The writing points to the food, the speech and the voice and by that we are back with the mouth, the food and the sensuality. Because it doesn't matter however superficial and disgusting these copious tables are they still have some kind of a strange materiality (opposed to the laughing women that are completely immaterial, a paint on canvas, maybe that is what is frightening the wet one-she's about to discover that her world is only a surface) and that material is marked with lust (appetite?) and disgust. By that the ancient mythological world is appropriate because there is a dubious spirit of Roman orgies that indicate overindulgence and feathers. This spirit of decadence, of abundance, of form and colour is grotesque and points towards the equivocal place of food that is a material, both inside and outside, as defined by the body. The food is a necessity at the same time being an overabundance, there is always too much of it in our bodies.
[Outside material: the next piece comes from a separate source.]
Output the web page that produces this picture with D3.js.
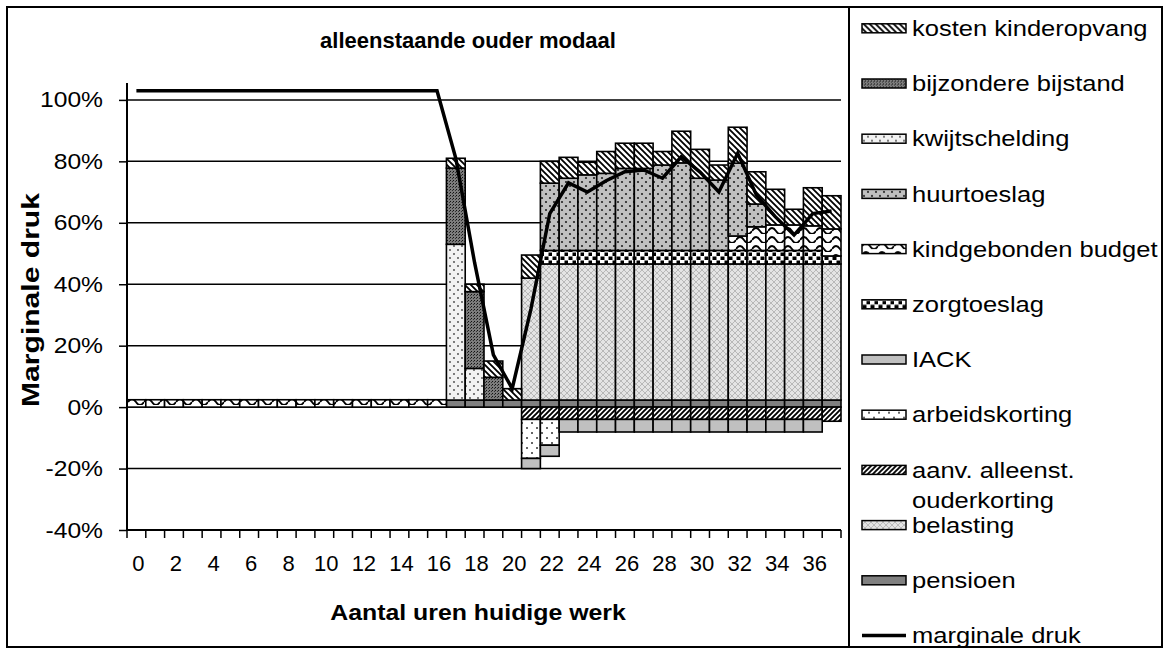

That overabundance is amusingly Biblical because the Last Supper is not only a time of treason but also of cannibalism, being repeated endlessly in the Holy Sacrament-after eating with Jesus we eat Jesus the great sacrifice that supplies us with eternal nourishment.

If the end of the millennium carries within itself an Armageddon and the resurrection of Christ we will be well prepared because our eyes have enjoyed this feast, the Last Supper of all times. And like the Biblical one it can be repeated for another two thousand years.